I now have a reasonable version of our Tiburon project installer working. Integrates a number of things via PXE boot. Had abandoned pxegrub in large part due to the grub team abandoning (for the most part) grub v0.9x (aka stuff that worked ok) in favor of the great big redesign and reimplementation (which doesn’t seem to be working).
Don Becker, networking/clustering guru had warned of seriously borked PXE implementations in hardware, and how the interacted, badly, with TFTP. Caught a glimpse of that this evening. In order to correctly start the Tiburon boot process, I had to unplug the compute node for several capacitor time constants.
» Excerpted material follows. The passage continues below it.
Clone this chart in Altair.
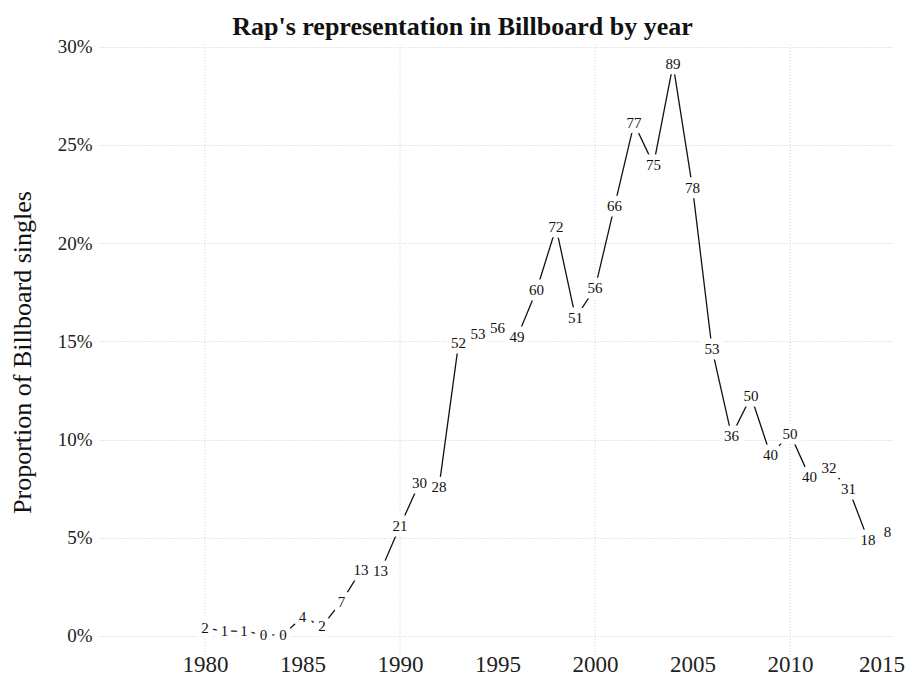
import altair as alt
import pandas as pd

years = list(range(1980, 2016))
counts = [2, 1, 1, 0, 0, 4, 2, 7, 13, 13, 21, 30, 28, 52, 53, 56, 49, 60, 72, 51,
          56, 66, 77, 75, 89, 78, 53, 36, 50, 40, 50, 40, 32, 31, 18, 8]
share_pct = [0.40, 0.25, 0.25, 0.05, 0.05, 0.97, 0.50, 1.75, 3.35, 3.30,
             5.6, 7.8, 7.6, 14.9, 15.4, 15.7, 15.2, 17.6, 20.8, 16.2,
             17.7, 21.9, 26.1, 24.0, 29.1, 22.8, 14.6, 10.2, 12.2, 9.2,
             10.3, 8.1, 8.55, 7.5, 4.9, 5.3]
x_ticks = [1980, 1985, 1990, 1995, 2000, 2005, 2010, 2015]
x_grid = [1980, 1990, 2000, 2010]
y_ticks = [0, 0.05, 0.10, 0.15, 0.20, 0.25, 0.30]

df = pd.DataFrame({"year": years, "count": counts,
                   "share": [v / 100 for v in share_pct]})
grid_df = pd.DataFrame({"year": x_grid})

FONT = "Liberation Serif"
GRID = "#cfcfcf"

x_scale = alt.Scale(domain=[1974.56, 2015.33], nice=False, zero=False)
y_scale = alt.Scale(domain=[-0.0097, 0.3009], nice=False, zero=False)

x_enc = alt.X("year:Q", scale=x_scale, title=None,
              axis=alt.Axis(values=x_ticks, format="d", grid=False, ticks=False,
                            domain=False, labelPadding=16, labelBaseline="alphabetic",
                            labelFontSize=23, labelFont=FONT, labelColor="#222",
                            labelFlush=10, labelFlushOffset=17))
y_enc = alt.Y("share:Q", scale=y_scale, title="Proportion of Billboard singles",
              axis=alt.Axis(values=y_ticks, format=".0%", grid=True, gridColor=GRID,
                            gridDash=[1, 2], gridWidth=1, ticks=False, domain=False,
                            labelPadding=7, labelFontSize=19, labelFont=FONT,
                            labelColor="#222", titleFont=FONT, titleFontSize=26,
                            titleFontWeight="normal", titleColor="#111",
                            titleX=-77, titleY=307, titleAngle=-90,
                            titleBaseline="middle", titleAlign="center"))

vgrid = alt.Chart(grid_df).mark_rule(color=GRID, strokeDash=[1, 2], strokeWidth=1).encode(
    x=alt.X("year:Q", scale=x_scale)
)

line = alt.Chart(df).mark_line(color="#111", strokeWidth=1.3).encode(x=x_enc, y=y_enc)

halo = alt.Chart(df).mark_text(font=FONT, fontSize=15, color="white", stroke="white",
                               strokeWidth=11, strokeJoin="round",
                               baseline="middle", align="center").encode(
    x=alt.X("year:Q", scale=x_scale), y=alt.Y("share:Q", scale=y_scale),
    text="count:Q")

labels = alt.Chart(df).mark_text(font=FONT, fontSize=15, color="#111",
                                 baseline="middle", align="center").encode(
    x=alt.X("year:Q", scale=x_scale), y=alt.Y("share:Q", scale=y_scale),
    text="count:Q")

chart = alt.layer(vgrid, line, halo, labels).properties(
    width=795, height=610,
    title=alt.TitleParams("Rap's representation in Billboard by year", font=FONT,
                          fontSize=26, fontWeight="bold", color="#111",
                          anchor="middle", dx=-34, dy=6),
    autosize=alt.AutoSizeParams(type="none"),
    padding={"left": 91, "top": 37, "right": 11, "bottom": 22},
).configure_view(stroke=None)

chart.save("out.html", embed_options={"renderer": "svg", "actions": False})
This isn’t an issue of OSS vs closed source. Buggy code is buggy code, regardless of whether you can see it, or just its side effects. Getting into a state where TFTP suddenly stops pulling packets midway through a ramdisk download is just an example. An annoying example. Not one I want to have to work on debugging in addition to my own code. Especially since I don’t have access to the embedded TFTP client, it is quite hard to effect any fixes, though we can encode the broken-ness into the specs of the server, and work around it that way (sigh). Not a good thing.
Luckily it seems to only happen every 3rd or 4th install. Seems that TFTP is somehow getting tripped up on PXE (dust) state.